Хэнк все утро собирался позвонить Лиз. Сначала он застрял в продуктовом магазине, потом затеял уборку в доме, хотя приходящая служанка делала это три дня назад. Он вымыл пол на кухне, пропылесосил столовую и в конце концов осознал всю тщетность своих уловок. Что делать, звонка все равно не избежать. Рано или поздно, звонить этой чертовой Лиз придется.
От тоски у Хэнка засосало под ложечкой. Большое тело требовало много еды, и несколько минут спустя он уже стоял у раковины, моя посуду после пиршества, которое устроил себе, уничтожив сливочный сыр, тешу лосося и лук с томатным соусом. Не стоит усложнять жизнь. Что нужно для счастья? Хорошая еда, добрые друзья, крыша над головой и деньги, чтобы наслаждаться этими благами. А вот у Лиз с Аланом — прямо талант портить себе жизнь и нарываться на всякие неприятности.
Подняв настроение вкусной едой, Хэнк отправился в гостиную и взял в руки телефон.
Час спустя, свежевыбритый, в лучшей рубашке, стетсоне и ботинках из змеиной кожи, он припарковал машину у ресторана, где они с Лиз договорились встретиться. Его длинные волосы были связаны традиционным узлом чонго, шею украшала массивная цепь с бирюзой.
«Стеклянная дверь», расположенная в двух кварталах от галереи Кент, считалась одним из самых элегантных заведений Скоттсдейла. Ресторан держал марку, поэтому метрдотель даже глазом не моргнул, когда в зале появился Хэнк, как будто сошедший со страниц романов Луи Л'Амура.
Хэнк специально приехал пораньше. Он хотел успокоиться перед встречей с противником. Глубоко вздохнув, он сел за указанный столик в уединенной нише. Нелегко будет вырвать картины Алана из цепких рук Лиз. Черт бы их обоих побрал! Ведь до сих пор они любят друг друга, а не желают в этом признаться.
Его собственный любовный опыт был не столь болезненным. В молодости он старательно учился, времени на ухаживания и женитьбу не оставалось. К тому же он не был красавцем, и девушки отнюдь не спешили с ним знакомиться. Он собирался жениться на Элеаноре Цози, толстушке медсестре из госпиталя навахо в Виндоу-Рок, когда у Алана все наладится, и он перестанет нуждаться в его, Хэнка, помощи.
Алан всегда был сыном его сердца, а временами казался по-настоящему родным. Учитель рисования и девятилетний мальчик с железным характером встретились тридцать лет назад, и Хэнк сразу заметил в Алане нечто особенное: гордость и гнев, которых уже не было у большинства индейцев.

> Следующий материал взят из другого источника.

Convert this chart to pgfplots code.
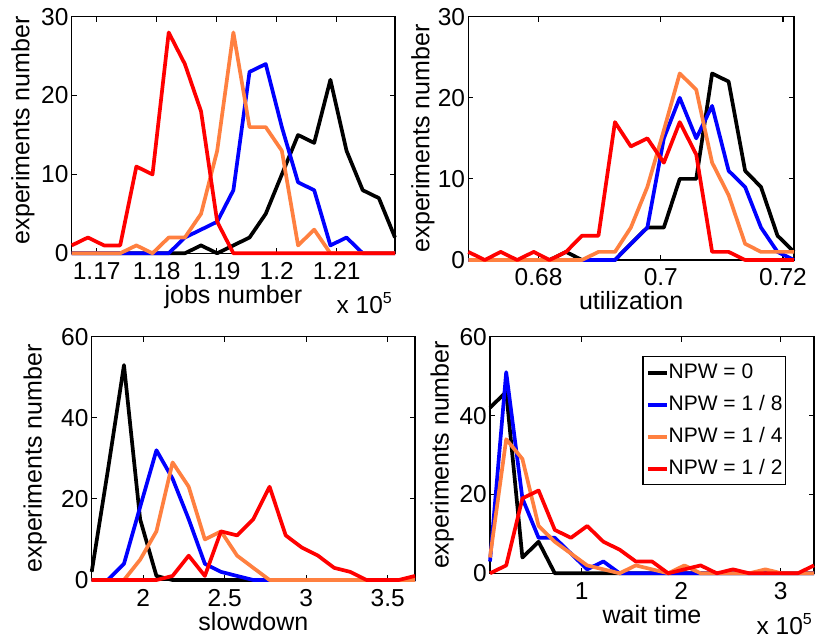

— Ты не поможешь мне уехать отсюда? — спросил мальчик, когда закончился первый в его жизни урок рисования. Вопрос прозвучал, как приказ. — Я очень нужен матери.
— Извини, Бюро по делам индейцев обязало меня дать тебе образование, а в вашей резервации нет школы.
В те дни Хэнк часто утешал своих учеников, которые так скучали по дому, что отказывались пить и есть. Но Алан не тосковал. Жестокое обращение белых с его народом пробудило в маленьком индейце ненависть. Она жила в нем и сейчас.